Task objective:
Restate, exactly and only, the lines from the first through the line containing "1340, 1687, 2124];".

Recorded information:
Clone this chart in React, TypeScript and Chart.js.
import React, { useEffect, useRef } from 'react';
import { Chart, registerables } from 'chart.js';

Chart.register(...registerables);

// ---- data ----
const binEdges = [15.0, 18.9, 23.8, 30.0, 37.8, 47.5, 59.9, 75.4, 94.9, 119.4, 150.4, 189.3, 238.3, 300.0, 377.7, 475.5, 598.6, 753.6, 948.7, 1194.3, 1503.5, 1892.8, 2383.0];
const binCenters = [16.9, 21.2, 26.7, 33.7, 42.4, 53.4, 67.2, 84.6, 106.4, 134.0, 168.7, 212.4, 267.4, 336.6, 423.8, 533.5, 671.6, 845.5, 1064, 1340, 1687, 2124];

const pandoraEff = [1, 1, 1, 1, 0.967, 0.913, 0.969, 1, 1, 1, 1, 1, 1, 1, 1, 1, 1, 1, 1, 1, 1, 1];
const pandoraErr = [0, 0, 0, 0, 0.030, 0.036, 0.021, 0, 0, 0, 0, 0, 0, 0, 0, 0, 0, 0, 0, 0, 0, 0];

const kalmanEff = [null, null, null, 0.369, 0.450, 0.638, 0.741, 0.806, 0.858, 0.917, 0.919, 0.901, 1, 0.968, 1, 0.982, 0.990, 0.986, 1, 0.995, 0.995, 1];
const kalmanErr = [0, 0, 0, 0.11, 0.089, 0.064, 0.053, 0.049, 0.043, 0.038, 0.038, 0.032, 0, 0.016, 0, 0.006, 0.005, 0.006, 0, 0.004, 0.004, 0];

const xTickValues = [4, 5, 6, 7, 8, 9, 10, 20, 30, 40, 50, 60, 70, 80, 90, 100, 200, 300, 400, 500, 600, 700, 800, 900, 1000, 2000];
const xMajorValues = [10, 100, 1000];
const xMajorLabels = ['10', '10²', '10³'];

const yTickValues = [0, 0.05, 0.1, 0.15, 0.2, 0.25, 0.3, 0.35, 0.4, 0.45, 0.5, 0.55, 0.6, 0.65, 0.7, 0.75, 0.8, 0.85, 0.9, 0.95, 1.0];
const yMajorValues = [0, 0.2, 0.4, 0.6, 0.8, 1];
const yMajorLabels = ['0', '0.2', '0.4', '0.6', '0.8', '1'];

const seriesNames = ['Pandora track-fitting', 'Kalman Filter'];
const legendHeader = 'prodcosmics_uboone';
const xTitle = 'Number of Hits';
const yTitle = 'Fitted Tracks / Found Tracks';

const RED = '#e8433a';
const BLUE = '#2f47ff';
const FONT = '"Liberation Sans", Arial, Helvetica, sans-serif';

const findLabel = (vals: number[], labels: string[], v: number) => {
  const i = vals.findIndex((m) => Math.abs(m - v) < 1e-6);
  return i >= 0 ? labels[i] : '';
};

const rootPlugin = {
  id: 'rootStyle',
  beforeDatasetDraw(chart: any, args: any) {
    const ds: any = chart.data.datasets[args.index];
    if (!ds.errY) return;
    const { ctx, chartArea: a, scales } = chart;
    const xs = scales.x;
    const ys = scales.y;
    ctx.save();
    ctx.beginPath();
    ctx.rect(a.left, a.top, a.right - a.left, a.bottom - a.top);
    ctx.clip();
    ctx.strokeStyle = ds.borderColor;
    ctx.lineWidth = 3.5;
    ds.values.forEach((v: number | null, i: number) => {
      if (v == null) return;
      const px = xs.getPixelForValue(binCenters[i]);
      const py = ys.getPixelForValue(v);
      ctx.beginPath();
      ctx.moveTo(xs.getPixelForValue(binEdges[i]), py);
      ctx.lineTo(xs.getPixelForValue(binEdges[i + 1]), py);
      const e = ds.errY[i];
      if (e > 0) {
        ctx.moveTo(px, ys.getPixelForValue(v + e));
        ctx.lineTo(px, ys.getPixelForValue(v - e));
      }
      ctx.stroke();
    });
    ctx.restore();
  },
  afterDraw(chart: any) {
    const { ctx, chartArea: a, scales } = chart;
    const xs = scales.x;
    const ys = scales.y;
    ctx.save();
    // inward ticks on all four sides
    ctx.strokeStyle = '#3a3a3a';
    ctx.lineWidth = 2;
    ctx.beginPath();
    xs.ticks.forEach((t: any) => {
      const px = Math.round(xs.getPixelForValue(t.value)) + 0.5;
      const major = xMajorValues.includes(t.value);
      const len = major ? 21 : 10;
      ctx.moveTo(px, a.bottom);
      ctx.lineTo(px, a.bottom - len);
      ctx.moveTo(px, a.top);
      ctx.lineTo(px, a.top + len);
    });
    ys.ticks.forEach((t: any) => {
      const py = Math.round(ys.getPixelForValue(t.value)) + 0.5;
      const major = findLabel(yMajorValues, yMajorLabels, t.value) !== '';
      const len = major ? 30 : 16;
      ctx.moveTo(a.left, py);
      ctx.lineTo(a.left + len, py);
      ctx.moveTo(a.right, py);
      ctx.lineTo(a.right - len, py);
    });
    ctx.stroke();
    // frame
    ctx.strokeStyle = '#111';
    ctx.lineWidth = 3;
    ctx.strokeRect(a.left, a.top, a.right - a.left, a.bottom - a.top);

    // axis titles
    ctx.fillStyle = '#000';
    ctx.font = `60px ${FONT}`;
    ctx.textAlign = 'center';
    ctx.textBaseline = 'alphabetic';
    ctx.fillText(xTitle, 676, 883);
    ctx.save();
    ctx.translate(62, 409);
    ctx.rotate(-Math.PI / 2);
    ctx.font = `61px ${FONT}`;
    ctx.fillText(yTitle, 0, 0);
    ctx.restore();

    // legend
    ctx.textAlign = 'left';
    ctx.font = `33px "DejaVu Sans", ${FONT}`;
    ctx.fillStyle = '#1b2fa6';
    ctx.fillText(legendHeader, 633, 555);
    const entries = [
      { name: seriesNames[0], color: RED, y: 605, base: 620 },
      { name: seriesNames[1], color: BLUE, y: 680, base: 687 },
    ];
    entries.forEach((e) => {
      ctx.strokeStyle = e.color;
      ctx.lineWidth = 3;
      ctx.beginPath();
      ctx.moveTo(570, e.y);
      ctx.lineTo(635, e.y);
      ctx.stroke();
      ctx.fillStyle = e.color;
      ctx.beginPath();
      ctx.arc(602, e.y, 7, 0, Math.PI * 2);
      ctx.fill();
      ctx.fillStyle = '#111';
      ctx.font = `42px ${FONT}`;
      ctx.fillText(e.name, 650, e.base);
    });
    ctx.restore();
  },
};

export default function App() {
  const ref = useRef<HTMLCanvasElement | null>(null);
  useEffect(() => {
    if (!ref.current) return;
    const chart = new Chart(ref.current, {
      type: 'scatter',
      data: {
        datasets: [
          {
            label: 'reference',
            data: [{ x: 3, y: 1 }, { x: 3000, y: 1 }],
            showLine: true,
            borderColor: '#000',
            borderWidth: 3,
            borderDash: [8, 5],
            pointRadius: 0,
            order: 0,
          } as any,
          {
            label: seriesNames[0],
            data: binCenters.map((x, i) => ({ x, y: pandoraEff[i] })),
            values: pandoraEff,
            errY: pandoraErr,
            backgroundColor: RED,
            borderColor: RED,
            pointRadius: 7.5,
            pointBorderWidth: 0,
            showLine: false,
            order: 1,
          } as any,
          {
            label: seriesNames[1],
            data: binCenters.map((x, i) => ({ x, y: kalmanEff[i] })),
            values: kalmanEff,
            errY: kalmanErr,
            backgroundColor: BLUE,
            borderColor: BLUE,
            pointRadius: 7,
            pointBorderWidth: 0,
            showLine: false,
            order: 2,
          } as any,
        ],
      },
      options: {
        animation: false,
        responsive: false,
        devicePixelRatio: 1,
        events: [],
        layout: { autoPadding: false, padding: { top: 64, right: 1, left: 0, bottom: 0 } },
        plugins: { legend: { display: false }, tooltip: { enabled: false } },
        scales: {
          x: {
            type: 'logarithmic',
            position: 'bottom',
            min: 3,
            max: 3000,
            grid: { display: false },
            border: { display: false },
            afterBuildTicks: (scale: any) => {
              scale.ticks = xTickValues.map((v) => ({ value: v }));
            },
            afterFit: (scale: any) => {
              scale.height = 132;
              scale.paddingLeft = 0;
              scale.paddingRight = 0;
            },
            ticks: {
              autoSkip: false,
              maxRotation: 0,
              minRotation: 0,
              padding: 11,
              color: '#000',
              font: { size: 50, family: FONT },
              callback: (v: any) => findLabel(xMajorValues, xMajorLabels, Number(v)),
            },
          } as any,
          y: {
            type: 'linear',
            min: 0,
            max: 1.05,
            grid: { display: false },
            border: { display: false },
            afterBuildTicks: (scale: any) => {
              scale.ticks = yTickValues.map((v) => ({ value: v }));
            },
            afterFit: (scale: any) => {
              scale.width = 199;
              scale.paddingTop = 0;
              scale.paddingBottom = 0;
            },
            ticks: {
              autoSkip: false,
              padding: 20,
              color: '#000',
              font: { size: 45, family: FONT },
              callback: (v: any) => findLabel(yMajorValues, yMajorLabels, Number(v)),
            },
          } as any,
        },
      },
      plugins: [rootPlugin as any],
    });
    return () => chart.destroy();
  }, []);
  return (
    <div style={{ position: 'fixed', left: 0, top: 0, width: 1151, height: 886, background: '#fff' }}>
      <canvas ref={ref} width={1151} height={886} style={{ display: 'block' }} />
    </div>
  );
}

Full response:
Clone this chart in React, TypeScript and Chart.js.
import React, { useEffect, useRef } from 'react';
import { Chart, registerables } from 'chart.js';

Chart.register(...registerables);

// ---- data ----
const binEdges = [15.0, 18.9, 23.8, 30.0, 37.8, 47.5, 59.9, 75.4, 94.9, 119.4, 150.4, 189.3, 238.3, 300.0, 377.7, 475.5, 598.6, 753.6, 948.7, 1194.3, 1503.5, 1892.8, 2383.0];
const binCenters = [16.9, 21.2, 26.7, 33.7, 42.4, 53.4, 67.2, 84.6, 106.4, 134.0, 168.7, 212.4, 267.4, 336.6, 423.8, 533.5, 671.6, 845.5, 1064, 1340, 1687, 2124];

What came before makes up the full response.